Thanks to another Leverhume Trust grant, Dr Jon Ellis is embarking on a highly novel study the evolutionary origins of powerful neurotransmitter-like compounds found in many fungi. Using advanced genetic methods, combined with ecological and behavioural experiments, the team seek to establish the role they might play in defending reproductive structures against fungivory and so provide the first mechanistic explanation for the origin of psychedelic compounds in fungi. We look forward to welcoming Dr Kirsty Nicholass and Ilona Flis to get this all started in Spring 2021.

The evolution of vertebrate vision is the focus of Dr Bruno Simões’ research program. Although Bruno recently investigated the loss of ultra-violet sensitive vision in bats (Simões et al., 2019), his main interest is changes in snake vision during ecological transitions (Simões et al., 2016). This includes a study with Dr Kate Sanders on the expansion of colour vision in sea snake lineages through visual pigment polymorphism (Simões et al., 2020). Bruno’s work with recently graduated PhD student Jenna Crowe-Riddell has also elucidated the evolution of novel senses, in this case phototaxis seen in some sea snake species’ tails (Crowe-Riddell et al., 2019).

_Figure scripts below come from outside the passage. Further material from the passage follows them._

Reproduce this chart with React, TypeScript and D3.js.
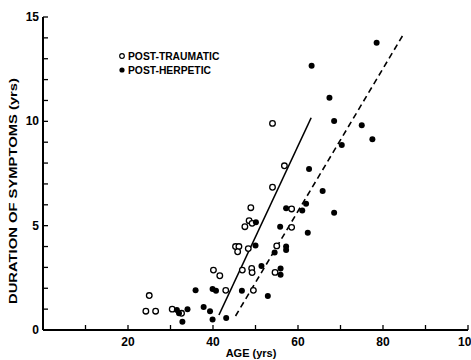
import * as d3 from "d3";

// [age, duration] pairs
const postTraumatic: [number, number][] = [
  [24.2, 0.9], [25, 1.65], [26.5, 0.9], [30.4, 1.0], [32.6, 0.8],
  [40.1, 2.87], [41.6, 2.6], [43, 1.9], [45.3, 4.0], [46.1, 4.0], [45.8, 3.75],
  [48.3, 3.9], [46.9, 2.87], [49.1, 2.95], [49.2, 2.75], [49.5, 1.9],
  [47.5, 4.95], [48.5, 5.24], [49.2, 5.11], [48.9, 5.86], [54, 6.84],
  [56.8, 7.87], [54, 9.9], [58.5, 5.8], [58.5, 4.92], [55, 4.03], [54.6, 2.76],
];

const postHerpetic: [number, number][] = [
  [31.5, 0.96], [32, 0.8], [32.8, 0.4], [34, 1.0], [35.9, 1.9], [37.8, 1.1],
  [39.3, 0.9], [39.9, 0.5], [39.9, 1.96], [40.7, 1.88], [43.1, 0.57],
  [46.8, 1.88], [50, 4.05], [50.1, 5.16], [51.4, 3.07], [52.9, 1.63],
  [54.5, 3.72], [55.9, 2.95], [55.9, 2.65], [55.8, 4.95], [57.2, 4.0],
  [57.2, 3.83], [57.2, 5.83], [61, 5.73], [61.9, 6.05], [62.3, 4.66],
  [62.6, 7.71], [65.8, 6.66], [68.5, 5.62], [63.2, 12.66], [67.4, 11.13],
  [68.5, 10.01], [70.3, 8.86], [75, 9.81], [77.5, 9.14], [78.5, 13.77],
];

// regression lines (endpoints)
const traumaticLine: [number, number][] = [[41.4, 0.72], [63.1, 10.17]];
const herpeticLine: [number, number][] = [[45.3, 0.67], [84.8, 14.17]];

const xTicks = [10, 20, 30, 40, 50, 60, 70, 80, 90, 100];
const xLabels = [20, 40, 60, 80, 100];
const yLabels = [0, 5, 10, 15];

const legendItems = ["POST-TRAUMATIC", "POST-HERPETIC"];

export default function App() {
  const width = 471;
  const height = 360;
  const x = d3.scaleLinear().domain([0, 100]).range([43, 468]);
  const y = d3.scaleLinear().domain([0, 15]).range([330, 17]);
  const line = d3.line<[number, number]>().x(d => x(d[0])).y(d => y(d[1]));
  const yTicks = d3.range(1, 16);
  const font = "'Liberation Sans', Arial, sans-serif";

  return (
    <svg width={width} height={height}
      style={{ position: "absolute", left: 0, top: 0, background: "#fff" }}
      fontFamily={font} fontWeight="bold">
      {/* axes */}
      <line x1={x(0)} x2={x(100)} y1={y(0)} y2={y(0)} stroke="#000" strokeWidth={2} />
      <line x1={x(0)} x2={x(0)} y1={y(0)} y2={y(15)} stroke="#000" strokeWidth={2} />
      {xTicks.map(t => (
        <line key={"xt" + t} x1={x(t)} x2={x(t)} y1={y(0)} y2={y(0) - 5} stroke="#000" strokeWidth={1.3} />
      ))}
      {yTicks.map(t => (
        <line key={"yt" + t} x1={x(0)} x2={x(0) + 5} y1={y(t)} y2={y(t)} stroke="#000" strokeWidth={1.3} />
      ))}
      {xLabels.map(t => (
        <text key={"xl" + t} x={x(t)} y={y(0) + 16} fontSize={12} textAnchor="middle">{t}</text>
      ))}
      {yLabels.map(t => (
        <text key={"yl" + t} x={x(0) - 4} y={y(t) + 4} fontSize={12} textAnchor="end">{t}</text>
      ))}
      <text x={251} y={357} fontSize={11} textAnchor="middle">AGE (yrs)</text>
      <text transform={`translate(17,${191}) rotate(-90)`} fontSize={11.5} textAnchor="middle"
        textLength={226} lengthAdjust="spacingAndGlyphs">
        DURATION OF SYMPTOMS (yrs)
      </text>

      {/* regression lines */}
      <path d={line(traumaticLine) ?? ""} fill="none" stroke="#000" strokeWidth={1.6} />
      <path d={line(herpeticLine) ?? ""} fill="none" stroke="#000" strokeWidth={1.6} strokeDasharray="6 4" />

      {/* points */}
      {postTraumatic.map((d, i) => (
        <circle key={"pt" + i} cx={x(d[0])} cy={y(d[1])} r={2.8} fill="#fff" stroke="#000" strokeWidth={1.3} />
      ))}
      {postHerpetic.map((d, i) => (
        <circle key={"ph" + i} cx={x(d[0])} cy={y(d[1])} r={3} fill="#000" />
      ))}

      {/* legend */}
      {legendItems.map((name, i) => (
        <g key={name} transform={`translate(122,${56 + i * 14})`}>
          {i === 0
            ? <circle r={2.3} fill="#fff" stroke="#000" strokeWidth={1.2} />
            : <circle r={2.6} fill="#000" />}
          <text x={6} y={3.5} fontSize={10.3}>{name}</text>
        </g>
      ))}
    </svg>
  );
}
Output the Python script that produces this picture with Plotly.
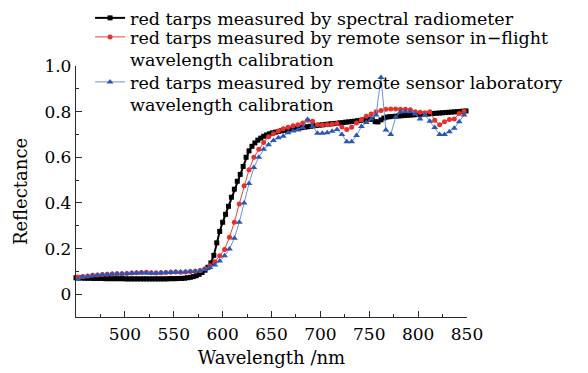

Dr Chiara Boschetti’s research focuses on understanding how microscopic invertebrates like rotifers, tardigrades and nematodes survive extreme environmental stresses. Using bioinformatics and molecular and cellular biology techniques, she analyses their genomic structure (Rebecchi et al 2020), information that can also be used to facilitate development of novel biotechnological applications (e.g. food preservation and vaccines). Chiara is particularly interested in understanding the mechanisms and the evolutionary consequences of horizontal gene transfer (the transfer of a gene from an organism to another which is not a direct descendant). The mechanisms of acquisition, adaptation and regulation of these novel genes is essential to understand the evolution of genomes of single organisms (especially ancient asexual like bdelloid rotifers) and the evolution of an entire ecological community.

Selected publications

Crowe‐Riddell J, Simões B, et al (2019) Phototactic tails: Evolution and molecular basis of a novel sensory trait in sea snakes. Molecular Ecology 28: 2013-2028.

Nowell RW, … Boschetti C & Barraclough TG (2018). Comparative genomics of bdelloid rotifers: insights from desiccating and non desiccating species. PLoS Biology 16: e2004830.

Simões B, et al (2016) Visual pigments, ocular filters and the evolution of snake vision. Molecular Biology and Evolution 33: 2483-2495.

Simões B, et al (2019) Blind as a bat? Opsin phylogenetics illuminates the evolution of colour vision in bats. Molecular Biology and Evolution 36: 54-68.

Simões B, et al (2020) Spectral diversification and trans-species allelic polymorphism during the land-to-sea transition in snakes Current Biology 30: 2608-2615

Rebecchi L, Boschetti C & Nelson DR (2020). Extreme-tolerance mechanisms in meiofaunal organisms: a case study with tardigrades, rotifers and nematodes. Hydrobiologia 847: 2779-2799.

Lamont BB, … Hanley ME (2020). Fire as a selective agent for both serotiny and nonserotiny over space and time. Critical Reviews in Plant Sciences 39: 140-172.

Funding

Dr Jon Ellis (PI - with Mick Hanley, George Littlejohn & Mike Thom Co-Is) Wherefore the magic? Investigating the origin of psychedelic compounds in nature. The Leverhulme Trust £242,910. March 2021-Feb 2024.